>> START Data shown

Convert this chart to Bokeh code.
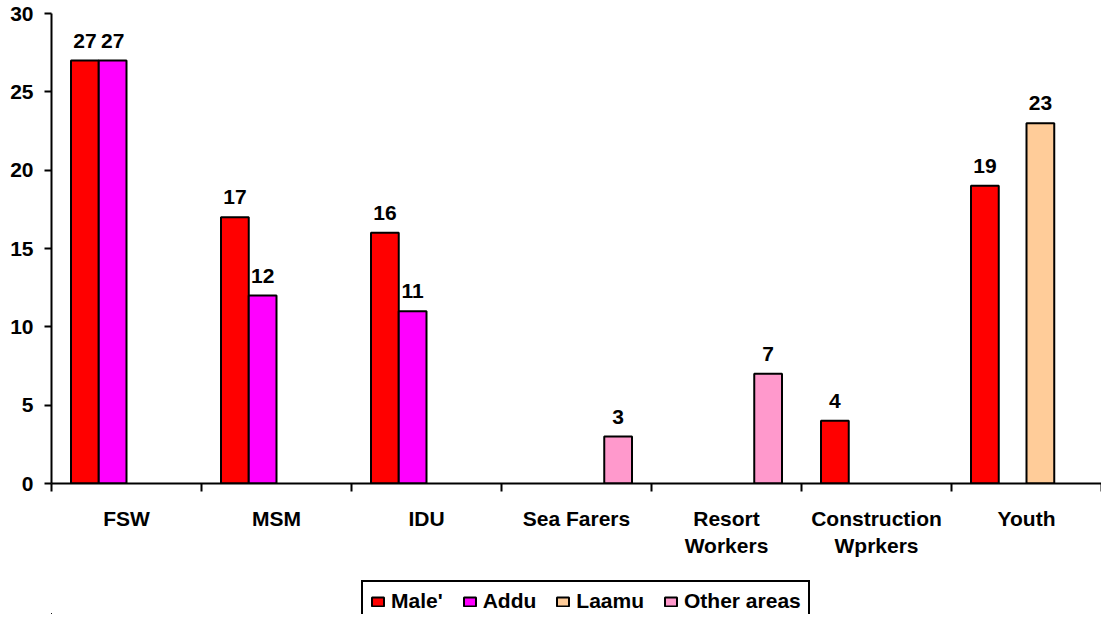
from bokeh.plotting import figure
from bokeh.layouts import column
from bokeh.models import Range1d, FixedTicker, Legend, LegendItem, ColumnDataSource
from bokeh.core.properties import value
from bokeh.embed import file_html
from bokeh.resources import INLINE

categories = ["FSW", "MSM", "IDU", "Sea Farers", "Resort\nWorkers", "Construction\nWprkers", "Youth"]
series_names = ["Male'", "Addu", "Laamu", "Other areas"]
male = [27, 17, 16, 0, 0, 4, 19]
addu = [27, 12, 11, 0, 0, 0, 0]
laamu = [0, 0, 0, 0, 0, 0, 23]
other = [0, 0, 0, 3, 7, 0, 0]
y_ticks = [0, 5, 10, 15, 20, 25, 30]

series_values = [male, addu, laamu, other]
colors = ["#FF0000", "#FF00FF", "#FFCC99", "#FF99CC"]
offsets = [-0.2775, -0.0925, 0.0925, 0.2775]
bar_w = 0.185
FONT = "Liberation Sans"
FS = "21px"
W = 1101
H_MAIN = 575
H_LEG = 39

p = figure(width=W, height=H_MAIN, output_backend="svg", toolbar_location=None,
           x_range=Range1d(0, len(categories)), y_range=Range1d(0, 30),
           min_border_left=51, min_border_right=0, min_border_top=13,
           min_border_bottom=H_MAIN - 483)
p.outline_line_color = None
p.xgrid.visible = False
p.ygrid.visible = False
p.background_fill_color = "white"
p.border_fill_color = "white"

# y axis
p.yaxis.ticker = FixedTicker(ticks=y_ticks)
p.yaxis.axis_line_width = 2
p.yaxis.major_tick_line_width = 2
p.yaxis.major_tick_out = 7
p.yaxis.major_tick_in = 0
p.yaxis.minor_tick_line_color = None
p.yaxis.major_label_standoff = 11
p.yaxis.major_label_text_font = FONT
p.yaxis.major_label_text_font_style = "bold"
p.yaxis.major_label_text_font_size = FS
p.yaxis.major_label_text_color = "black"

# x axis: labels at category centres, ticks at category boundaries
centers = [i + 0.5 for i in range(len(categories))]
bounds = [float(i) for i in range(len(categories) + 1)]
p.xaxis.ticker = FixedTicker(ticks=centers, minor_ticks=bounds)
p.xaxis.major_label_overrides = {c: lab for c, lab in zip(centers, categories)}
p.xaxis.axis_line_width = 2
p.xaxis.major_tick_line_color = None
p.xaxis.major_tick_out = 0
p.xaxis.major_tick_in = 0
p.xaxis.minor_tick_line_width = 2
p.xaxis.minor_tick_out = 8
p.xaxis.minor_tick_in = 0
p.xaxis.major_label_standoff = 15
p.xaxis.major_label_text_font = FONT
p.xaxis.major_label_text_font_style = "bold"
p.xaxis.major_label_text_font_size = FS
p.xaxis.major_label_text_color = "black"

# legend-only strip underneath (its ranges keep the proxy bars far out of view)
leg = figure(width=W, height=H_LEG, output_backend="svg", toolbar_location=None,
             x_range=Range1d(1000, 1007), y_range=Range1d(1000, 1001),
             min_border_left=0, min_border_right=0, min_border_top=0, min_border_bottom=0)
leg.axis.visible = False
leg.xgrid.visible = False
leg.ygrid.visible = False
leg.outline_line_color = None
leg.background_fill_color = "white"
leg.border_fill_color = "white"

items = []
for name, vals, col, off in zip(series_names, series_values, colors, offsets):
    xs = [c + off for c, v in zip(centers, vals) if v]
    ys = [v for v in vals if v]
    src = ColumnDataSource(dict(x=xs, top=ys, label=[str(v) for v in ys]))
    p.vbar(x="x", top="top", bottom=0, width=bar_w, source=src,
           fill_color=col, line_color="black", line_width=2)
    p.text(x="x", y="top", text="label", source=src, text_align="center",
           text_baseline="alphabetic", y_offset=-20, text_font=value(FONT),
           text_font_style="bold", text_font_size=FS, text_color="black")
    lr = leg.vbar(x="x", top="top", bottom=0, width=bar_w, source=src,
                  fill_color=col, line_color="black", line_width=2)
    items.append(LegendItem(label=name, renderers=[lr]))

legend = Legend(items=items, orientation="horizontal", location=(310, -8))
legend.border_line_color = "black"
legend.border_line_alpha = 1
legend.border_line_width = 2
legend.background_fill_color = "white"
legend.background_fill_alpha = 1
legend.padding = 7
legend.margin = 0
legend.spacing = 19
legend.label_standoff = 6
legend.glyph_width = 15
legend.glyph_height = 11
legend.label_text_font = FONT
legend.label_text_font_style = "bold"
legend.label_text_font_size = FS
legend.label_text_color = "black"
leg.add_layout(legend)

layout = column(p, leg, spacing=0)
open("out.html", "w").write(file_html(layout, INLINE))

>> END Data shown

Goal:
Your task is to repeat the material above exactly, without its pictures.

Solved exercise:
Convert this chart to Bokeh code.
from bokeh.plotting import figure
from bokeh.layouts import column
from bokeh.models import Range1d, FixedTicker, Legend, LegendItem, ColumnDataSource
from bokeh.core.properties import value
from bokeh.embed import file_html
from bokeh.resources import INLINE

categories = ["FSW", "MSM", "IDU", "Sea Farers", "Resort\nWorkers", "Construction\nWprkers", "Youth"]
series_names = ["Male'", "Addu", "Laamu", "Other areas"]
male = [27, 17, 16, 0, 0, 4, 19]
addu = [27, 12, 11, 0, 0, 0, 0]
laamu = [0, 0, 0, 0, 0, 0, 23]
other = [0, 0, 0, 3, 7, 0, 0]
y_ticks = [0, 5, 10, 15, 20, 25, 30]

series_values = [male, addu, laamu, other]
colors = ["#FF0000", "#FF00FF", "#FFCC99", "#FF99CC"]
offsets = [-0.2775, -0.0925, 0.0925, 0.2775]
bar_w = 0.185
FONT = "Liberation Sans"
FS = "21px"
W = 1101
H_MAIN = 575
H_LEG = 39

p = figure(width=W, height=H_MAIN, output_backend="svg", toolbar_location=None,
           x_range=Range1d(0, len(categories)), y_range=Range1d(0, 30),
           min_border_left=51, min_border_right=0, min_border_top=13,
           min_border_bottom=H_MAIN - 483)
p.outline_line_color = None
p.xgrid.visible = False
p.ygrid.visible = False
p.background_fill_color = "white"
p.border_fill_color = "white"

# y axis
p.yaxis.ticker = FixedTicker(ticks=y_ticks)
p.yaxis.axis_line_width = 2
p.yaxis.major_tick_line_width = 2
p.yaxis.major_tick_out = 7
p.yaxis.major_tick_in = 0
p.yaxis.minor_tick_line_color = None
p.yaxis.major_label_standoff = 11
p.yaxis.major_label_text_font = FONT
p.yaxis.major_label_text_font_style = "bold"
p.yaxis.major_label_text_font_size = FS
p.yaxis.major_label_text_color = "black"

# x axis: labels at category centres, ticks at category boundaries
centers = [i + 0.5 for i in range(len(categories))]
bounds = [float(i) for i in range(len(categories) + 1)]
p.xaxis.ticker = FixedTicker(ticks=centers, minor_ticks=bounds)
p.xaxis.major_label_overrides = {c: lab for c, lab in zip(centers, categories)}
p.xaxis.axis_line_width = 2
p.xaxis.major_tick_line_color = None
p.xaxis.major_tick_out = 0
p.xaxis.major_tick_in = 0
p.xaxis.minor_tick_line_width = 2
p.xaxis.minor_tick_out = 8
p.xaxis.minor_tick_in = 0
p.xaxis.major_label_standoff = 15
p.xaxis.major_label_text_font = FONT
p.xaxis.major_label_text_font_style = "bold"
p.xaxis.major_label_text_font_size = FS
p.xaxis.major_label_text_color = "black"

# legend-only strip underneath (its ranges keep the proxy bars far out of view)
leg = figure(width=W, height=H_LEG, output_backend="svg", toolbar_location=None,
             x_range=Range1d(1000, 1007), y_range=Range1d(1000, 1001),
             min_border_left=0, min_border_right=0, min_border_top=0, min_border_bottom=0)
leg.axis.visible = False
leg.xgrid.visible = False
leg.ygrid.visible = False
leg.outline_line_color = None
leg.background_fill_color = "white"
leg.border_fill_color = "white"

items = []
for name, vals, col, off in zip(series_names, series_values, colors, offsets):
    xs = [c + off for c, v in zip(centers, vals) if v]
    ys = [v for v in vals if v]
    src = ColumnDataSource(dict(x=xs, top=ys, label=[str(v) for v in ys]))
    p.vbar(x="x", top="top", bottom=0, width=bar_w, source=src,
           fill_color=col, line_color="black", line_width=2)
    p.text(x="x", y="top", text="label", source=src, text_align="center",
           text_baseline="alphabetic", y_offset=-20, text_font=value(FONT),
           text_font_style="bold", text_font_size=FS, text_color="black")
    lr = leg.vbar(x="x", top="top", bottom=0, width=bar_w, source=src,
                  fill_color=col, line_color="black", line_width=2)
    items.append(LegendItem(label=name, renderers=[lr]))

legend = Legend(items=items, orientation="horizontal", location=(310, -8))
legend.border_line_color = "black"
legend.border_line_alpha = 1
legend.border_line_width = 2
legend.background_fill_color = "white"
legend.background_fill_alpha = 1
legend.padding = 7
legend.margin = 0
legend.spacing = 19
legend.label_standoff = 6
legend.glyph_width = 15
legend.glyph_height = 11
legend.label_text_font = FONT
legend.label_text_font_style = "bold"
legend.label_text_font_size = FS
legend.label_text_color = "black"
leg.add_layout(legend)

layout = column(p, leg, spacing=0)
open("out.html", "w").write(file_html(layout, INLINE))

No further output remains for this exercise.